In the fall of 1890, Lily, four years of age, Herbert, two, and John, just three months, the children of John and Selena Parsons of Lush's Bight, died within a week of each other. To lose one child was a tragedy, to lose all three was a calamity.

There was little comfort even in their church. Most clergymen and lay-preachers viewed such diseases as either a test of faith or a punishment from God for sinful practices, a belief cemented in biblical orthodoxy as in 1 Corinthians 11:30, that's why so many of you are weak and sick and a considerable number are dying.

Or, the work of Satan, as in Job II, vii.

Unable to find solace and understanding in the confusions of the spiritual realm, people sought guidance from other sources. Newspapers carried sensational details of miracle cures for various ailments often accompanied by fabricated testimonials from doctors and from the formerly afflicted.

A report in the Twillingate Sun for January 25, 1890, proclaimed one such cure. The following remedy was discovered in Germany and is said to be the best known: after the first indication of Diphtheria in the throat of the child, make the room close, then take a tin cup and pour into it a quantity of tar and turpentine, equal parts. Then hold the cup over a fire so as to fill the room with fumes, the person affected will cough up and spit out all the membraneous matter and the Diphtheria will pass off. The fumes of the tar and turpentine loosen the matter in the throat and this affords the relief that has eluded the skill of physicians.


Ineffective as the remedy was, it became common practice in many communities. There were few, if any, alternatives. Medical science at the time was in its infancy in terms of understanding the nature of common diseases.

Antitoxins and vaccinations were many years down the road.

Minard's Liniment and other patent medicines filled the void--all claiming to be cure-alls for a host of afflictions, Rheumatism, Neuralgia, bleeding of the lungs, Cholera morbus, Croup, Dipthteria...and kindred illnesses.

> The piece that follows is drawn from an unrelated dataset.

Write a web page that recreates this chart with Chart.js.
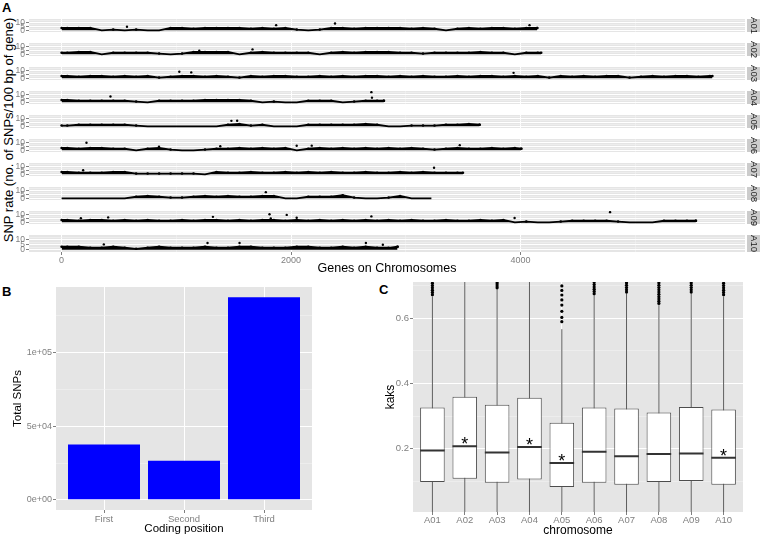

Heals burns, bruises, etc. Best Staple Medicine in the World. Beware of Imitations. Good for Man or Beast.

By the 1880s, health authorities had a basic understanding of contagious diseases and introduced measures such as quarantine under the Public Health Act. Violations of an imposed quarantine could result in fines of $100 (around $3000 today) and/or three months in prison. Such measures, however, were difficult to enforce in small communities.

On March 28, 1896, the Sun carried news from the Police Courts in Twillingate, Magistrate Berteau presiding: On Monday last, Mr. George Rice of Little Harbour, charged with violation of the Public Health Act, by allowing his family to go abroad while his house was under quarantine for Diphtheria: and also for removing the flag before the house was disinfected. He pleaded ignorance of the law and was let off by paying $3.50, being the costs...

Also, Mr. John Spencer, of the same place on a similar charge, having gone to church and other places from a house infected with Diphtheria. He had to pay costs, $2.99. 

In defiance of the odds, the four boys of Martha and James survived.

James remarried on November 12, 1892. Five more children were born to him and Annie Eliza, his second wife, over the next twelve years.

Their descendants have spread throughout Newfoundland, Canada and into the US.

Sources:

MUN Digital Archives. The Twillingate Sun. June 24, 1880, to January 31, 1953.

M. A. Bromley, Gleanings From the Sun. Genealogical Abstracts from the Twillingate Sun, 1988.

Cemetery Transcriptions, Long Island, Notre Dame Bay, Newfoundland.

Family History Library; Salt Lake City, Utah.